A pequena cidade de Mâncio Lima, no Acre, já está acostumada com as visitas semestrais do professor Marcelo Urbano Ferreira, do Instituto de Ciências Biomédicas da Universidade de São Paulo (ICB-USP), e sua equipe. Há mais de dez anos, o pesquisador conduz estudos de campo na região para combater a malária, doença que afeta gravemente o município. Agora, a previsão é que a próxima visita aconteça por outro motivo: estudar o novo coronavírus. O projeto “Mapeando a disseminação de SARS-CoV-2: dimensão do surto, dinâmica de transmissão, desfechos clínicos da infecção e duração da resposta de anticorpos em uma pequena cidade amazônica” foi um dos primeiros selecionados para a chamada FAPESP de combate à doença e deve ter início em junho.
Segundo Ferreira, a equipe realizará um estudo de soroconversão, algo que ainda não foi feito para a COVID-19. Os pesquisadores irão coletar e analisar amostras de sangue de cerca de 2.000 pessoas entre setembro e outubro, para verificar quantos desenvolveram anticorpos desde a última vez em que elas foram visitadas, no final do ano passado. “Pessoas que tiveram a infecção desenvolvem anticorpos mesmo sem terem apresentado sintomas. Será possível calcular a proporção exata de casos assintomáticos, sintomáticos e graves do coronavírus na região“, explica. A análise permite estimar quantas pessoas não se infectaram e estariam suscetíveis a um segundo surto.
Outra pergunta a ser respondida é por quanto tempo os anticorpos permanecem no organismo das pessoas infectadas, ou seja, durante quanto tempo a população infectada tem imunidade contra o SARS-CoV-2. Os pesquisadores ainda procuram saber se há diferenças no risco de infecção entre pessoas de diferentes idades, sexos e redes de interação social. Com questionários aplicados em pesquisas anteriores, o grupo já mapeou as redes de interação social entre os moradores do município, podendo avaliar a dinâmica de transmissão do vírus.
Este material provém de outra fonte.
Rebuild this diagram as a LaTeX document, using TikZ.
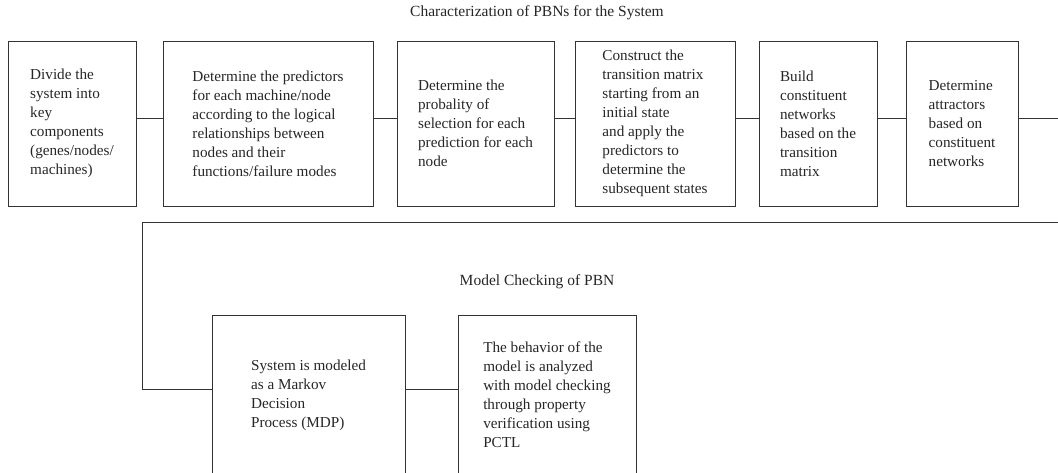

Até o momento, não foi notificado nenhum caso de COVID-19 em Mâncio Lima, mas a doença já atingiu outros municípios do estado – que contabiliza 45 casos – e a cidade está se preparando, na medida do possível, para a entrada do vírus. O Vale do Alto Juruá, região onde fica localizada a cidade, possui 120 mil habitantes. “O hospital da região tem apenas 10 leitos de UTI, e a capital, Rio Branco, fica a 700 km. Se o vírus chegar lá com a mesma força que tem chegado em outros lugares do Brasil, será muito preocupante“, diz Ferreira.
O grupo pretende incluir no projeto a cidade de Acrelândia, que já apresenta oito casos e é considerada uma “porta de entrada” para doenças no Acre, uma vez que fica localizada perto da estrada e é o primeiro município para quem vem de Rondônia para o estado. Os casos graves de Acrelândia também precisam ser encaminhados para Rio Branco, pois não há leitos na cidade.